What I'm Really Thinking …about house rules

My Dad would wreck your head. He’s decided that now that it’s a new year we need to have a load of new rules in the house. We’ve a brand new “chores chart” on the fridge. We’re all listed on it, and the chores we’ve to do each week. Dad doesn’t even do his chores. It’s a bit patronising having to tick your name off in public like that. I don’t see the chores stuff lasting long.

But the biggest new rule is about phones. My older brother is freaking out about that one. He’s 14. Dad’s gone all strict about it because he’s been reading lots of stuff about phones and about how bad the internet is, and social media and stuff. He’s always moaning about it, but it seems like he’s gone totally overboard now.

Before Christmas, he’d been dropping hints about how things needed to change and how Santa would be bringing “a little something” that would change everything. When we opened it on Christmas morning we just laughed. It was a cash box.

But, it turns out that the cash box is for phones. Every night now, everyone’s phone has to go in there at 10pm and then he locks it! My brother’s going mental because he can’t even charge his phone when it’s locked away. But, honestly, trying to argue with Dad is like arguing with a brick wall.

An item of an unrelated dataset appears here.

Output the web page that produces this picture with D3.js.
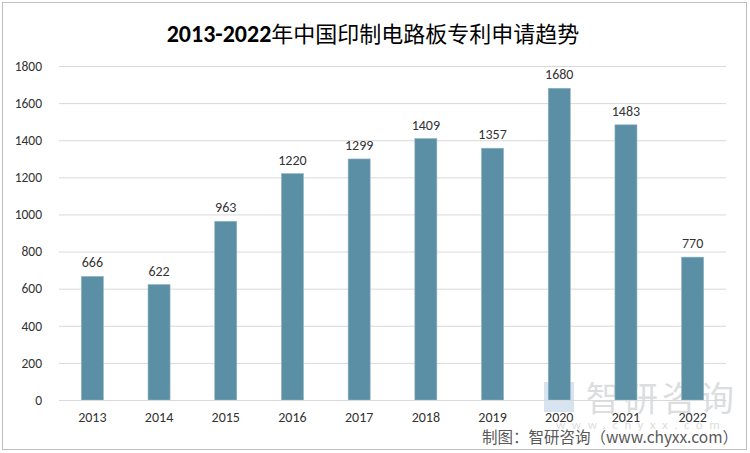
<!DOCTYPE html>
<html><head><meta charset="utf-8">
<script src="https://cdn.jsdelivr.net/npm/d3@7"></script>
<style>body{margin:0;background:#fff}svg{display:block}</style>
</head><body>
<svg id="c" width="750" height="453"></svg>
<script>
const years = ["2013","2014","2015","2016","2017","2018","2019","2020","2021","2022"];
const patents = [666,622,963,1220,1299,1409,1357,1680,1483,770];
const yTicks = [0,200,400,600,800,1000,1200,1400,1600,1800];
const titleNum = "2013-2022";
const titleText = "年中国印制电路板专利申请趋势";
const source = "制图：智研咨询（www.chyxx.com）";

const svg = d3.select("#c");
const W = 750, H = 453;
const m = {left:59, right:24, top:66, bottom:53};
const x = d3.scaleBand().domain(years).range([m.left, W - m.right]).paddingInner(0.67).paddingOuter(0.335);
const y = d3.scaleLinear().domain([0,1800]).range([H - m.bottom, m.top]);
const font = "Carlito, 'Liberation Sans', 'Noto Sans', sans-serif";
const cjk = "'Noto Sans CJK SC', sans-serif";

svg.append("rect").attr("x",2.5).attr("y",2.5).attr("width",744).attr("height",447)
  .attr("fill","#fff").attr("stroke","#bfbfbf").attr("stroke-width",1);

const t = svg.append("text").attr("x",373).attr("y",42).attr("text-anchor","middle").attr("fill","#000");
t.append("tspan").attr("font-family",font).attr("font-size",24).attr("font-weight","bold").text(titleNum);
t.append("tspan").attr("font-family",cjk).attr("font-size",22).attr("font-weight",400).text(titleText);

// grid
const yAxis = d3.axisLeft(y).tickValues(yTicks).tickFormat(d3.format("d"))
  .tickSize(-(W - m.left - m.right)).tickPadding(17);
const gy = svg.append("g").attr("transform",`translate(${m.left},0)`).call(yAxis);
gy.select(".domain").remove();
gy.selectAll(".tick line").attr("stroke","#d9d9d9");
gy.selectAll(".tick text").attr("font-family",font).attr("font-size",13.5).attr("fill","#333");

// watermark
const wm = svg.append("g").attr("opacity",0.35);
wm.append("text").attr("x",586).attr("y",411).attr("font-family",cjk)
  .attr("font-size",34).attr("fill","#9aa0a6").attr("letter-spacing",4).text("智研咨询");
wm.append("rect").attr("x",544).attr("y",382).attr("width",30).attr("height",30).attr("fill","#8fb0d0");
wm.append("text").attr("x",556).attr("y",429).attr("font-family",font)
  .attr("font-size",13).attr("fill","#9aa0a6").attr("letter-spacing",6.5).text("www.chyxx.com");

// bars
svg.append("g").selectAll("rect").data(patents).join("rect")
  .attr("x",(d,i)=>x(years[i])).attr("y",d=>y(d))
  .attr("width",x.bandwidth()).attr("height",d=>y(0)-y(d))
  .attr("fill","#5b8fa6").attr("stroke","#8fb3c3").attr("stroke-width",0.6);

svg.append("g").selectAll("text").data(patents).join("text")
  .attr("x",(d,i)=>x(years[i])+x.bandwidth()/2).attr("y",d=>y(d)-9)
  .attr("text-anchor","middle").attr("font-family",font).attr("font-size",14).attr("fill","#333")
  .text(d=>d);

// x axis
const xAxis = d3.axisBottom(x).tickSize(0).tickPadding(12);
const gx = svg.append("g").attr("transform",`translate(0,${y(0)})`).call(xAxis);
gx.select(".domain").attr("stroke","#d9d9d9");
gx.selectAll(".tick text").attr("font-family",font).attr("font-size",14).attr("fill","#333");

svg.append("text").attr("x",738).attr("y",443).attr("text-anchor","end")
  .attr("font-family",cjk).attr("font-size",15.5).attr("fill","#595959")
  .text(source);
</script>
</body></html>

I don’t mind so much about the locked box because I’m only 11 and I don’t have a phone yet. But the fact that I don’t have a phone yet does annoy me, because loads of my friends in school have one. They’re always talking about stuff on Snapchat and they just ignore me if I ask them about it. One of the lads keeps calling me a baby because I don’t have a phone. It’s just embarrassing.

I was supposed to be getting one for my birthday, but now Dad is saying that the new rule for me and my little sister will be no phones till we’re 13. That’s just not fair. My brother got his when he was only 11. When I say this to Dad, he just goes “…and see how badly that turned out. Your brother is addicted to his phone. He never puts it down and all we ever do is row about it. That’s not going to happen again”. He might be right about the addiction and the rows, but that’s not my fault and it is so unfair that we get punished just because my brother has messed things up.

I try to talk to Mam about it and she goes, “you might be right, but you know what your dad’s like”. Which is kinda useless. It’s like she never makes up her own mind…she just goes along with him. Even like all the rules. They are all his rules, and she never argues with them. I’d like to see what’ll happen if she doesn’t put her phone in the box; she’s always on her phone. I bet underneath it all she doesn’t agree with that new rule.

I’m just hoping that this year will be like all the other years when Dad gets his notions about rules. They don’t usually last. I actually think he gets bored with them. Most of them are usually gone and forgotten by the end of January. I hope that’s the case with my birthday phone. I can’t be a social outcast. I’ll have to keep trying to get Mam onside with that one. If I can persuade her, maybe she can persuade him. I wish we got to make the rules sometimes.